**BRIEF**
Write out the opening lines of the data word for word, up to and including the line with "minimum width=211pt, minimum", and leave every picture and every later line out.

------ DATA SECTION

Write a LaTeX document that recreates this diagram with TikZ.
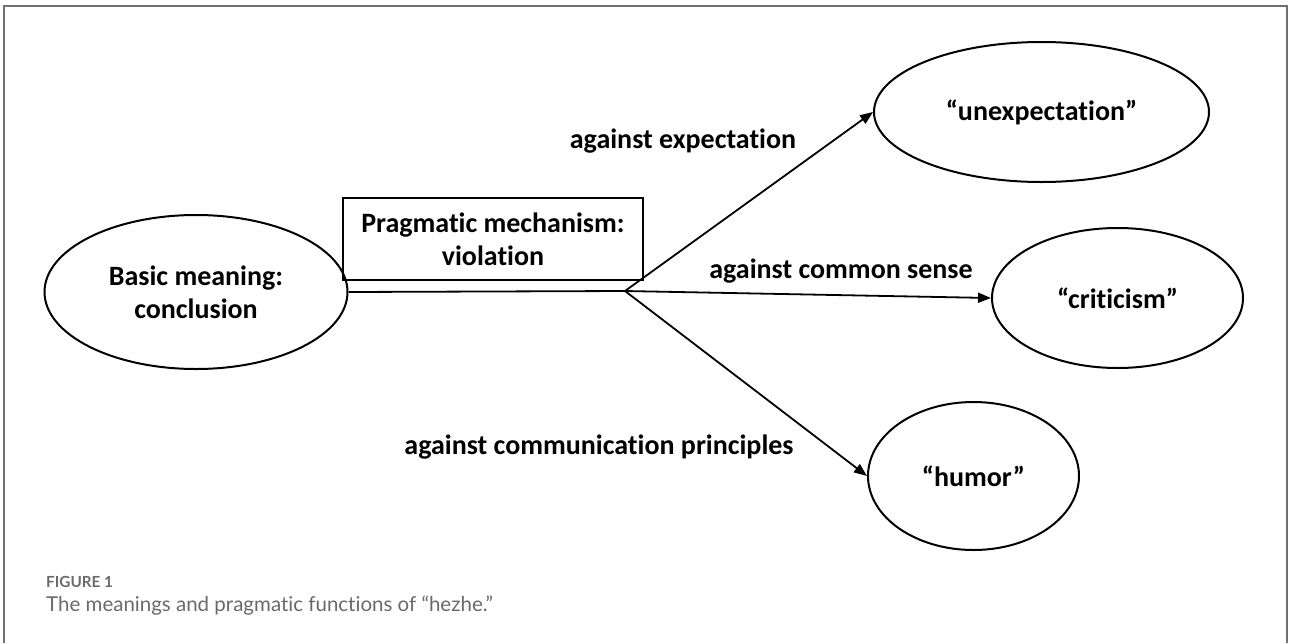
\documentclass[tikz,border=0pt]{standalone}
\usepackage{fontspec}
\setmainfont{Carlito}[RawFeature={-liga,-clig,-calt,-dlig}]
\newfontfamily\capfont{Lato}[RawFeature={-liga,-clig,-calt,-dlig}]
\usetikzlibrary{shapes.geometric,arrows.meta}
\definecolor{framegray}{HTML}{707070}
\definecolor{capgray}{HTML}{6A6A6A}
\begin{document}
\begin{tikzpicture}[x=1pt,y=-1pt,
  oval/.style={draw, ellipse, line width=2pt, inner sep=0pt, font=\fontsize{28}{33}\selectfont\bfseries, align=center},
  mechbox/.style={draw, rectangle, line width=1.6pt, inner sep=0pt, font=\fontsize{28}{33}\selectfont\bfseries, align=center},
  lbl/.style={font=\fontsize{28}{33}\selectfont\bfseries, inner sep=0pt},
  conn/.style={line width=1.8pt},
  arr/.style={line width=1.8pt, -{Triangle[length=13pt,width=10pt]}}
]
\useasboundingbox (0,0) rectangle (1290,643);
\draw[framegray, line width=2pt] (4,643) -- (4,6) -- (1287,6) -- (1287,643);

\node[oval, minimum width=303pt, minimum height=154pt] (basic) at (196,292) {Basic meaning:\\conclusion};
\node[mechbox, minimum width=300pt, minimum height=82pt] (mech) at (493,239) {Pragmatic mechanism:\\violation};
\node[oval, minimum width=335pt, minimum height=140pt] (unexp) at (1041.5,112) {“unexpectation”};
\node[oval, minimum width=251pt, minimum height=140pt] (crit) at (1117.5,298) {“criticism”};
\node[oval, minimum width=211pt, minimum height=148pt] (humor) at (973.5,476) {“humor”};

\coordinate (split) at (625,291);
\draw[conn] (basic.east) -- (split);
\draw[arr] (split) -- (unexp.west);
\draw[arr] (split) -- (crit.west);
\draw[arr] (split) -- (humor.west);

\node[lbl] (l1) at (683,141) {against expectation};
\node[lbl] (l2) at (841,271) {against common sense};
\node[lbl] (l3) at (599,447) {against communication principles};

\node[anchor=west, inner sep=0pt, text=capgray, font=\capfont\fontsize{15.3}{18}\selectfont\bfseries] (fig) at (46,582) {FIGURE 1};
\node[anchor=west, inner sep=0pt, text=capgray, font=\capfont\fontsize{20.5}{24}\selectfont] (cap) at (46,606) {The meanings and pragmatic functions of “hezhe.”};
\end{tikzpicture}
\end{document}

------------

**RESULT FOR THIS EXERCISE**
Write a LaTeX document that recreates this diagram with TikZ.
\documentclass[tikz,border=0pt]{standalone}
\usepackage{fontspec}
\setmainfont{Carlito}[RawFeature={-liga,-clig,-calt,-dlig}]
\newfontfamily\capfont{Lato}[RawFeature={-liga,-clig,-calt,-dlig}]
\usetikzlibrary{shapes.geometric,arrows.meta}
\definecolor{framegray}{HTML}{707070}
\definecolor{capgray}{HTML}{6A6A6A}
\begin{document}
\begin{tikzpicture}[x=1pt,y=-1pt,
  oval/.style={draw, ellipse, line width=2pt, inner sep=0pt, font=\fontsize{28}{33}\selectfont\bfseries, align=center},
  mechbox/.style={draw, rectangle, line width=1.6pt, inner sep=0pt, font=\fontsize{28}{33}\selectfont\bfseries, align=center},
  lbl/.style={font=\fontsize{28}{33}\selectfont\bfseries, inner sep=0pt},
  conn/.style={line width=1.8pt},
  arr/.style={line width=1.8pt, -{Triangle[length=13pt,width=10pt]}}
]
\useasboundingbox (0,0) rectangle (1290,643);
\draw[framegray, line width=2pt] (4,643) -- (4,6) -- (1287,6) -- (1287,643);

\node[oval, minimum width=303pt, minimum height=154pt] (basic) at (196,292) {Basic meaning:\\conclusion};
\node[mechbox, minimum width=300pt, minimum height=82pt] (mech) at (493,239) {Pragmatic mechanism:\\violation};
\node[oval, minimum width=335pt, minimum height=140pt] (unexp) at (1041.5,112) {“unexpectation”};
\node[oval, minimum width=251pt, minimum height=140pt] (crit) at (1117.5,298) {“criticism”};
\node[oval, minimum width=211pt, minimum height=148pt] (humor) at (973.5,476) {“humor”};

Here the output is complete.